:: GIVEN REQUEST ::
Line by line, repeat the data below exactly, beginning at the first line and ending at the line with "import pandas as pd". Omit pictures.

>> start

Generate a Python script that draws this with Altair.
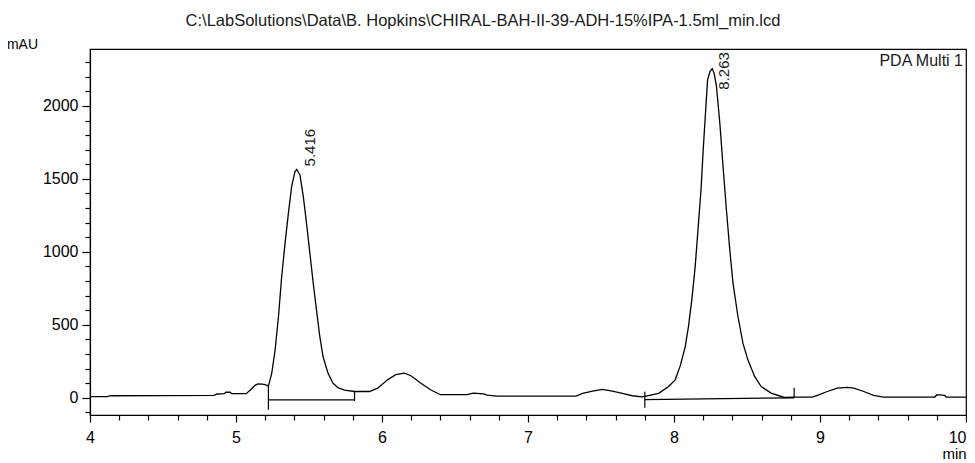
import altair as alt
import pandas as pd

# ---- chromatogram trace (min, mAU) ----
time_min = [4.00, 4.12, 4.14, 4.85, 4.87, 4.92, 4.93, 4.96, 4.97, 5.07, 5.10, 5.13, 5.15, 5.18,
            5.20, 5.222, 5.245, 5.268, 5.291, 5.313, 5.336, 5.359, 5.381, 5.404, 5.416, 5.438,
            5.461, 5.483, 5.506, 5.529, 5.551, 5.574, 5.596, 5.630, 5.664, 5.698, 5.744, 5.812,
            5.914, 5.970, 6.038, 6.094, 6.152, 6.196, 6.264, 6.332, 6.400, 6.582, 6.627, 6.695,
            6.720, 6.785, 7.329, 7.374, 7.442, 7.510, 7.578, 7.646, 7.714, 7.782, 7.800, 7.895,
            7.963, 8.008, 8.043, 8.077, 8.099, 8.122, 8.145, 8.166, 8.185, 8.200, 8.217, 8.230,
            8.246, 8.262, 8.275, 8.291, 8.314, 8.336, 8.359, 8.382, 8.404, 8.438, 8.472, 8.506,
            8.552, 8.597, 8.665, 8.755, 8.823, 8.948, 8.982, 9.050, 9.118, 9.186, 9.232, 9.300,
            9.367, 9.433, 9.786, 9.802, 9.854, 9.865, 10.00]
signal_mau = [8, 8, 14, 16, 26, 28, 38, 38, 28, 28, 55, 85, 95, 93,
              90, 80, 169, 329, 557, 831, 1060, 1265, 1447, 1550, 1565, 1527,
              1379, 1196, 991, 785, 603, 420, 283, 169, 100, 70, 52, 43,
              43, 66, 123, 158, 169, 153, 101, 55, 21, 21, 32, 27,
              18, 12, 12, 30, 46, 58, 46, 30, 14, 6, 10, 30,
              77, 123, 220, 351, 488, 671, 899, 1173, 1425, 1699, 1973, 2178,
              2235, 2255, 2224, 2132, 1881, 1584, 1288, 1014, 786, 557, 374, 260,
              146, 77, 32, 2, 5, 5, 16, 43, 66, 71, 66, 43,
              16, 5, 5, 21, 16, 5, 5]

# ---- detected peaks ----
peak_rt = [5.416, 8.263]
peak_height = [1565, 2255]
peak_label = ["5.416", "8.263"]

# ---- integration baselines ----
base_t0 = [5.222, 7.800]
base_v0 = [-14, -12]
base_t1 = [5.812, 8.823]
base_v1 = [-14, 0]

# ---- peak start / end markers ----
mark_t = [5.222, 5.812, 7.800, 8.823]
mark_top = [89, 45, 41, 68]
mark_bottom = [-82, -22, -68, 0]

# ---- axes ----
x_major = [4, 5, 6, 7, 8, 9, 10]
x_minor = [4.2, 4.4, 4.6, 4.8, 5.2, 5.4, 5.6, 5.8, 6.2, 6.4, 6.6, 6.8, 7.2, 7.4, 7.6, 7.8,
           8.2, 8.4, 8.6, 8.8, 9.2, 9.4, 9.6, 9.8]
y_major = [0, 500, 1000, 1500, 2000]
y_minor = [-100, 100, 200, 300, 400, 600, 700, 800, 900, 1100, 1200, 1300, 1400, 1600, 1700,
           1800, 1900, 2100, 2200, 2300]

TITLE = "C:\\LabSolutions\\Data\\B. Hopkins\\CHIRAL-BAH-II-39-ADH-15%IPA-1.5ml_min.lcd"
FONT = "Liberation Sans"
W, H = 876, 366

trace = pd.DataFrame({"t": time_min, "v": signal_mau})
peaks = pd.DataFrame({"t": peak_rt, "v": peak_height, "lab": peak_label})
bases = pd.DataFrame({"t0": base_t0, "v0": base_v0, "t1": base_t1, "v1": base_v1})
marks = pd.DataFrame({"t": mark_t, "top": mark_top, "bot": mark_bottom})

xs = alt.Scale(domain=[4, 10], nice=False, zero=False)
ys = alt.Scale(domain=[-118, 2390], nice=False, zero=False)

line = alt.Chart(trace).mark_line(color="black", strokeWidth=1.3).encode(
    x=alt.X("t:Q", scale=xs, axis=alt.Axis(
        values=x_major, format="d", tickSize=7, labelPadding=7, orient="bottom",
        labelAlign={"condition": {"test": "datum.value == 10", "value": "right"},
                    "value": "center"},
        title="min", titleX=W - 12, titleY=38, titleAlign="center", titleBaseline="middle",
        titleFontWeight="normal", titleFontSize=15, titleFont=FONT, labelFont=FONT,
        labelFontSize=16, grid=False, domainColor="black", tickColor="black",
        labelColor="black", titleColor="black")),
    y=alt.Y("v:Q", scale=ys, axis=alt.Axis(
        values=y_major, format="d", tickSize=8, labelPadding=4, orient="left",
        title="mAU", titleAngle=0, titleX=-68, titleY=-5, titleAlign="center",
        titleBaseline="middle", titleFontWeight="normal", titleFontSize=14, titleFont=FONT,
        labelFont=FONT, labelFontSize=16, grid=False, domainColor="black",
        tickColor="black", labelColor="black", titleColor="black")),
)

minor = alt.Chart(trace).mark_line(opacity=0).encode(
    x=alt.X("t:Q", scale=xs, axis=alt.Axis(
        values=x_minor, tickSize=5, labels=False, domain=False, grid=False,
        orient="bottom", title=None, tickColor="black")),
    y=alt.Y("v:Q", scale=ys, axis=alt.Axis(
        values=y_minor, tickSize=5, labels=False, domain=False, grid=False,
        orient="left", title=None, tickColor="black")),
)

baseline = alt.Chart(bases).mark_rule(color="black", strokeWidth=1.2).encode(
    x=alt.X("t0:Q", scale=xs, axis=None), x2="t1:Q",
    y=alt.Y("v0:Q", scale=ys, axis=None), y2="v1:Q",
)

markers = alt.Chart(marks).mark_rule(color="black", strokeWidth=1.2).encode(
    x=alt.X("t:Q", scale=xs, axis=None),
    y=alt.Y("top:Q", scale=ys, axis=None), y2="bot:Q",
)

lab1 = alt.Chart(peaks).transform_filter(alt.datum.lab == "5.416").mark_text(
    angle=270, align="left", baseline="middle", dx=3, dy=13, font=FONT, fontSize=15,
    color="#1a1a1a").encode(
    x=alt.X("t:Q", scale=xs, axis=None), y=alt.Y("v:Q", scale=ys, axis=None), text="lab:N")

lab2 = alt.Chart(peaks).transform_filter(alt.datum.lab == "8.263").mark_text(
    angle=270, align="left", baseline="middle", dx=-21, dy=12, font=FONT, fontSize=15,
    color="#1a1a1a").encode(
    x=alt.X("t:Q", scale=xs, axis=None), y=alt.Y("v:Q", scale=ys, axis=None), text="lab:N")

pda = alt.Chart(peaks).transform_filter(alt.datum.lab == "5.416").mark_text(
    align="right", baseline="middle", font=FONT, fontSize=16, color="#1a1a1a").encode(
    x=alt.value(W - 3), y=alt.value(12), text=alt.value("PDA Multi 1"))

chart = alt.layer(line, minor, baseline, markers, lab1, lab2, pda).resolve_axis(
    x="independent", y="independent"
).properties(
    width=W, height=H,
    title=alt.TitleParams(TITLE, font=FONT, fontSize=16.5, fontWeight="normal",
                          color="#1a1a1a", anchor="middle", dx=-45, offset=8),
    autosize=alt.AutoSizeParams(type="none"),
    padding={"left": 82, "top": 41, "right": 1, "bottom": 48},
).configure_view(stroke="black", strokeWidth=1.2).configure_axis(domainWidth=1.2, tickWidth=1.2)

chart.save("out.html", embed_options={"renderer": "svg", "actions": False})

>> end

:: COMPLETE ANSWER ::
Generate a Python script that draws this with Altair.
import altair as alt
import pandas as pd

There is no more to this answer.